The Auditor General of the Federation (AuGF), Mr. Samuel Ukura, has disclosed that 20 auditors trained in oil and gas auditing from his office are currently working on the accounts of the Nigerian National Petroleum Corporation (NNPC).
Ukura disclosed this yesterday when he appeared before the House of Representatives Public Accounts Committee (PAC) to defend the 2013 and 2014 budget proposal for his office.
A recent Senate resolution had called for the forensic audit of the NNPC's account to unravel the claims of $20 billion unremitted funds made by the suspended Governor of the Central Bank of Nigeria (CBN), Sanusi Lamido Sanusi.

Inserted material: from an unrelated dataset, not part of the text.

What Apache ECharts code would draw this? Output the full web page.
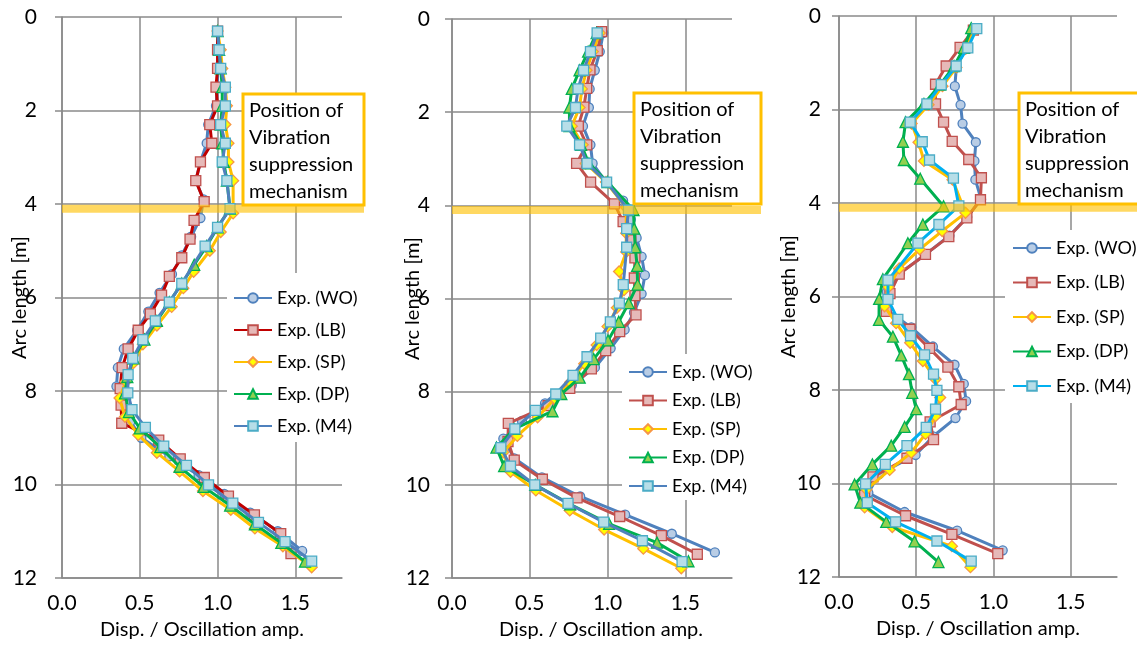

Also, the Nigeria Extractive Industries Transparency Initiative (NEITI) on Wednesday uncovered a fresh $22.8 billion "off balance sheet items" hidden from the financial records of the NNPC.
The Auditor General said, "We had a budget of N60 million for training and we were able to train 20 officers who are presently on the field auditing the accounts of NNPC."
But Ukura's statement before the House of Representatives is a u-turn from his position when he responded to a Freedom of Information (FOI) Act request by LEADERSHIP last month, for audited accounts of NNPC in the last five years.
The AuGF had admitted that his office was facing ethical and professional threats including shortcomings in carrying out its constitutional mandate of periodically checking and vetting the accounts of the NNPC and other government statutory organisations.
Meanwhile, the Economic and Financial Crimes Commission (EFCC) has informed the House that it is waiting for the forensic audit of the NNPC accounts, before it will commence investigation into the alleged unremitted funds.
The EFCC Chairman, Mr Ibrahim Lamorde, made this known in Abuja yesterday at the commission's 2014 budget defence before the Senate Committee on Drugs, Narcotics and Financial Crimes.
Lamorde said investigations into the financial position of the NNPC were technical and required experts to conduct a comprehensive audit to unveil its true financial position.
On its own part, the Independent Corrupt Practices and other related offences Commission (ICPC) said that it lacks the capacity to investigate the NNPC account.
Acting chairman of the Commission, Olu Aina, said this yesterday when he appeared before the Senate Committee on Drugs and Narcotics Financial Crimes and Anti Corruption to defend the budget of his commission
According to him the account of NNPC is very complex and sophisticated and that the commission does not have the required technical expertise needed to probe the NNPC account. Aina said, "The account of NNPC is so sophisticated that it would require hiring financial experts to study it for needed investigation the cost of which, however, cannot be afforded by us due to underfunding."